En un vals de cereales rapados, en una espiral opresiva entre las lomas, como un indomable armadillo que rehúsa moverse, aparece Celadas; un cometa recogido sobre sí mismo, el último rompeolas de la introspección esteparia. De fondo se levanta la imponente aleta dorsal de Sierra Palomera, un escualo de piedra y vértigo que sigue esperando su oportunidad entre dos hemisferios, la depresión del Jiloca, y las elevaciones que como Matriuskas se multiplican a su espalda. Ángel Peralta me traduce el paisaje, extendiendo sobre la sábana de la memoria un puñado de recuerdos y un puñado de sueños donde la ironía se convierte en un reducto para no dejar aflorar su enorme halo de bondad, una coraza tan impenetrable como frágil. Como secuencias encadenadas de Eisenstein, detrás de cada esquina creo ver un acorazado, tal vez el Potemkin, y un torrente, tal vez el del Moscova pero al revés, seco y asfixiante. Y Karpov y Kaspárov juegan una emocionante y patética partida sin tiempo mientas hablan de una pírrica cosecha, y una perrita da vueltas sobre un agónico infortunio; ¿será Laika? Y sin solución de continuidad, aparece él, es Alan Alda en M*A*S*H, o mejor, es Antonio Andrés Deocón, un atlante turolense sobre un jeep verde del ejército. Su sonrisa generosa contrasta con la perspectiva que me señala, el Parque de la Amistad o el Parque Ruso. Una imagen secreta de cuento trasplantado desde la taiga y la tundra a este pequeño pueblo aragonés de la resistencia, aunque hoy aparece enjaulado por una valla, una desoladora asimetría de las fuerzas gravitatorias de la desidia y el abandono
Antonio empieza con sus narraciones extraordinarias, una época en la que las localidades más insospechadas se hermanaban, Celadas y Vinogradovo. Como un viejo Chamán me sumerge en el hechizo de los noventa, cuando la URSS empezaba su imparable desplome, cuando yo bailaba enloquecido con los grupos de Seattle y todo alrededor agonizaba. ¿Qué fue del siglo XX? Los granadinos 091 suenan en mi cabeza, y eso me pregunto yo. Me habla de Pedro, y de aquellos niños de la guerra, que entre lágrimas fueron arrancados de los brazos de sus padres para siempre. Cuando uno es padre entiende mejor ese dolor insoportable, y pese a todo, en el horizonte de Rusia nunca dejaron de acariciar la vuelta a Ítaca, o lo que es lo mismo, a España, o lo que es lo mismo, a la infancia. Y con una emoción desbordaba me hace ver lo que yo soy incapaz, expediciones de jóvenes de Celadas en Vinogradovo y de Vinogradovo en Celadas, y viajes en autobús que lo cambiarían todo, así es el destino de los hombres. Antonio se enamoró, como sólo se puede enamorar uno a primera vista, con esa obsesión, con esa determinación, con esa pasión irracional, los parques rusos que hacían de las ciudades escenarios increíbles y a los niños protagonistas de las aventuras más fascinantes, lo cautivaron.

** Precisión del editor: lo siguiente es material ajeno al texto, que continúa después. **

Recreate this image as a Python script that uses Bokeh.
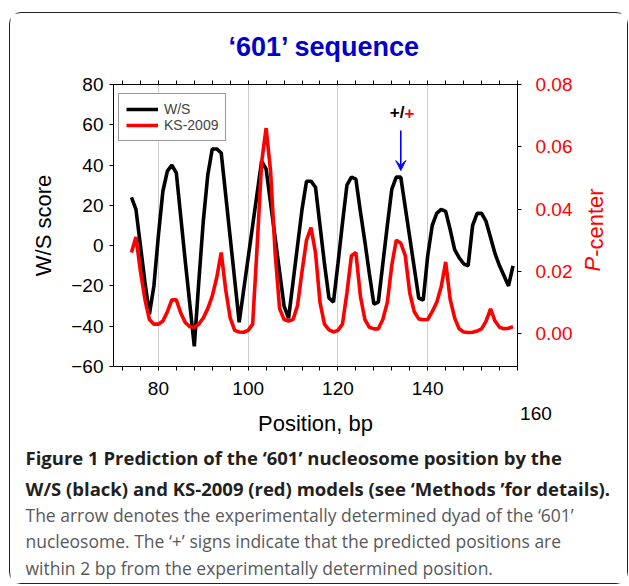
import math
from bokeh.plotting import figure
from bokeh.models import (Range1d, LinearAxis, FixedTicker, CustomJSTickFormatter,
                          NumeralTickFormatter, Label, Arrow, VeeHead, Title)
from bokeh.embed import file_html
from bokeh.resources import INLINE

# ---------------- data ----------------
position = list(range(74, 160))
ws_score = [24, 18, 0, -18, -34, -20, 5, 27, 37, 40,
            36, 14, -8, -29, -50, -18, 12, 35, 48, 48,
            46, 25, 4, -17, -38, -22, -6, 10, 26, 42,
            38, 21, 4, -13, -30, -36, -18, 0, 18, 32,
            32, 29, 10, -9, -26, -28, -9, 11, 30, 34,
            33, 17, 2, -14, -29, -28, -9, 10, 28, 34,
            34, 19, 4, -11, -26, -27, -5, 10, 16, 18,
            17, 8, -2, -6, -9, -10, 10, 16, 16, 12,
            4, -4, -10, -15, -20, -10]
ks_2009 = [0.026, 0.031, 0.020, 0.011, 0.0045, 0.003, 0.003, 0.004, 0.007, 0.0108,
           0.0108, 0.0065, 0.0035, 0.0022, 0.002, 0.003, 0.005, 0.008, 0.012, 0.018,
           0.026, 0.014, 0.005, 0.001, 0.0005, 0.0004, 0.001, 0.003, 0.028, 0.055,
           0.066, 0.052, 0.026, 0.008, 0.0045, 0.004, 0.0045, 0.009, 0.020, 0.030,
           0.034, 0.026, 0.010, 0.003, 0.0012, 0.0005, 0.001, 0.003, 0.013, 0.025,
           0.026, 0.012, 0.0045, 0.002, 0.0015, 0.0015, 0.0045, 0.010, 0.022, 0.030,
           0.029, 0.025, 0.013, 0.007, 0.0047, 0.0044, 0.0045, 0.007, 0.010, 0.015,
           0.023, 0.011, 0.005, 0.0015, 0.0005, 0.0003, 0.0004, 0.0008, 0.0015, 0.004,
           0.0079, 0.004, 0.002, 0.0015, 0.0017, 0.0022]
x_labelled = [80, 100, 120, 140]
x_last = 160
x_ticks = list(range(72, 161, 4))
left_ticks = [-60, -40, -20, 0, 20, 40, 60, 80]
right_ticks = [0.00, 0.02, 0.04, 0.06, 0.08]
dyad = 134
series_names = ["W/S", "KS-2009"]
right_label_parts = ["P", "-center"]
title_text = "\u2018601\u2019 sequence"
caption_bold = ["Figure 1 Prediction of the \u2018601\u2019 nucleosome position by the",
                "W/S (black) and KS-2009 (red) models (see \u2018Methods \u2019for details)."]
caption_regular = ["The arrow denotes the experimentally determined dyad of the \u2018601\u2019",
                   "nucleosome. The \u2018+\u2019 signs indicate that the predicted positions are",
                   "within 2 bp from the experimentally determined position."]

# ---------------- geometry (page pixels) ----------------
OX, OY = 10, 13          # canvas origin on the page
W, H = 617, 570
FL, FT, FR, FB = 113, 84, 517, 366
X0, X1 = 70, 160
Y0, Y1 = -60, 80


def sx(px):   # page x -> screen units (from frame left)
    return px - FL


def sy(py):   # page y -> screen units (from frame bottom, upward)
    return FB - py


def dy(py):   # page y -> data y
    return Y1 - (py - FT) * (Y1 - Y0) / (FB - FT)


FONT = "Liberation Sans"
CAP = "Open Sans"

p = figure(width=W, height=H, x_range=Range1d(X0, X1), y_range=Range1d(Y0, Y1),
           output_backend="svg", toolbar_location=None,
           min_border_left=FL - OX, min_border_right=OX + W - FR,
           min_border_top=FT - OY, min_border_bottom=OY + H - FB,
           styles={"position": "relative", "left": f"{OX}px", "top": f"{OY}px",
                   "outline": "1.5px solid #222222", "border-radius": "11px"})
p.extra_y_ranges = {"pc": Range1d(-0.0106, 0.08)}
p.background_fill_color = "white"
p.border_fill_color = "white"
p.outline_line_color = "black"

# title
p.title.text = title_text
p.title.align = "left"
p.title.offset = 228 - FL
p.title.vertical_align = "top"
p.title.standoff = 34
p.title.text_font = FONT
p.title.text_font_style = "bold"
p.title.text_font_size = "27px"
p.title.text_color = "#0000cc"

# grid
p.xgrid.ticker = FixedTicker(ticks=x_labelled)
p.xgrid.grid_line_color = "#cfcfcf"
p.xgrid.grid_line_width = 1
p.ygrid.visible = False

# bottom axis (the 160 label sits lower and to the right, as in the original)
shifted_last = "\n" + "\u00a0" * 7 + str(x_last)
xa = p.xaxis[0]
xa.ticker = FixedTicker(ticks=x_ticks, minor_ticks=[])
xa.formatter = CustomJSTickFormatter(
    args=dict(show=x_labelled, last=x_last, shifted=shifted_last),
    code="if (tick == last) { return shifted; } return show.includes(tick) ? String(tick) : '';")
xa.major_tick_in = 0
xa.major_tick_out = 4
xa.minor_tick_in = 0
xa.minor_tick_out = 0
xa.major_label_standoff = 7
xa.major_label_text_font = FONT
xa.major_label_text_font_size = "19px"
xa.major_label_text_color = "black"
xa.axis_label = "Position, bp"
xa.axis_label_text_font = FONT
xa.axis_label_text_font_size = "22px"
xa.axis_label_text_font_style = "normal"
xa.axis_label_text_color = "black"
xa.axis_label_standoff = -16
xa.axis_line_color = "black"

# top axis
ta = LinearAxis(ticker=FixedTicker(ticks=x_ticks, minor_ticks=[]),
                formatter=CustomJSTickFormatter(code="return '';"),
                major_tick_in=0, major_tick_out=4, minor_tick_in=0, minor_tick_out=0,
                major_label_text_font_size="1px", axis_line_color="black")
p.add_layout(ta, "above")

# left axis
ya = p.yaxis[0]
ya.ticker = FixedTicker(ticks=left_ticks, minor_ticks=[])
ya.major_tick_in = 0
ya.major_tick_out = 4
ya.minor_tick_in = 0
ya.minor_tick_out = 0
ya.major_label_standoff = 6
ya.major_label_text_font = FONT
ya.major_label_text_font_size = "19px"
ya.major_label_text_color = "black"
ya.axis_label = "W/S score"
ya.axis_label_text_font = FONT
ya.axis_label_text_font_size = "22px"
ya.axis_label_text_font_style = "normal"
ya.axis_label_text_color = "black"
ya.axis_label_standoff = 12
ya.axis_line_color = "black"

# right axis
ra = LinearAxis(y_range_name="pc", ticker=FixedTicker(ticks=right_ticks, minor_ticks=[]),
                formatter=NumeralTickFormatter(format="0.00"),
                major_tick_in=0, major_tick_out=4, minor_tick_in=0, minor_tick_out=0,
                major_label_standoff=14, major_label_text_font=FONT,
                major_label_text_font_size="19px", major_label_text_color="#ff0000",
                axis_line_color="black")
p.add_layout(ra, "right")

# right-hand title "P-center" (italic P), written as rotated labels of two bare axes
P_BOTTOM = 271
P_WIDTH = 14.7
for part, anchor_py, style, standoff in [
        (right_label_parts[0], P_BOTTOM, "italic", 17),
        (right_label_parts[1], P_BOTTOM - P_WIDTH, "normal", -25)]:
    lab_axis = LinearAxis(ticker=FixedTicker(ticks=[dy(anchor_py)], minor_ticks=[]),
                          formatter=CustomJSTickFormatter(args=dict(t=part), code="return t;"),
                          major_tick_in=0, major_tick_out=0, minor_tick_in=0, minor_tick_out=0,
                          axis_line_color=None, major_tick_line_color=None,
                          minor_tick_line_color=None,
                          major_label_orientation=math.pi / 2,
                          major_label_standoff=standoff, major_label_text_font=FONT,
                          major_label_text_font_size="22px",
                          major_label_text_font_style=style,
                          major_label_text_color="#ff0000")
    p.add_layout(lab_axis, "right")

# caption lines as titles below the x axis
cap_specs = [(caption_bold[0], "bold", "18.5px", "#231f20", 8),
             (caption_bold[1], "bold", "18.5px", "#231f20", 0),
             (caption_regular[0], "normal", "17.5px", "#58595b", 0),
             (caption_regular[1], "normal", "17.5px", "#58595b", 1),
             (caption_regular[2], "normal", "17.5px", "#58595b", 0)]
for text, style, size, color, standoff in cap_specs:
    p.add_layout(Title(text=text, align="left", offset=25 - FL, standoff=standoff,
                       text_font=CAP, text_font_style=style, text_font_size=size,
                       text_color=color), "below")

# data
p.line(position, ws_score, line_color="black", line_width=3.6, legend_label=series_names[0])
p.line(position, ks_2009, y_range_name="pc", line_color="#ff0000", line_width=3.6,
       legend_label=series_names[1])

lg = p.legend[0]
lg.location = (5, FB - FT - 9 - 48)
lg.margin = 0
lg.padding = 7
lg.spacing = 0
lg.glyph_width = 32
lg.glyph_height = 14
lg.label_height = 14
lg.label_standoff = 6
lg.label_text_font = FONT
lg.label_text_font_size = "14px"
lg.border_line_color = "#333333"
lg.border_line_width = 1
lg.background_fill_color = "white"
lg.background_fill_alpha = 1

# arrow and +/+ marks
p.add_layout(Arrow(end=VeeHead(size=10, fill_color="#0000ff", line_color="#0000ff"),
                   x_start=dyad, y_start=dy(130), x_end=dyad, y_end=dy(170),
                   line_color="#0000ff", line_width=1.6))


def screen_label(px, py, text, **kw):
    p.add_layout(Label(x=sx(px), y=sy(py), x_units="screen", y_units="screen",
                       text=text, **kw))


screen_label(404, 112, "+/", text_align="right", text_baseline="middle", text_font=FONT,
             text_font_style="bold", text_font_size="17px", text_color="black")
screen_label(404, 112, "+", text_align="left", text_baseline="middle", text_font=FONT,
             text_font_style="bold", text_font_size="17px", text_color="#ff0000")

open("out.html", "w").write(file_html(p, INLINE))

El alcalde de Vinogradovo se dio cuenta y no hubo nada más que decir, esta localidad rusa construiría para Celadas el cuento meridional más hermoso que se recuerde. Y así fue como con un sin fin de peripecias los álamos rusos tomaron forma en Celadas con dos carpinteros y un intérprete, y escribieron la primera página de ese relato, donde hay osos, toros, pavos reales, y niños corriendo y saltando por todas partes, o eso ve Antonio mientras sus ojos se humedecen, yo solo veo el principio del final, el hundimiento de un precioso cuento ruso, érase una vez.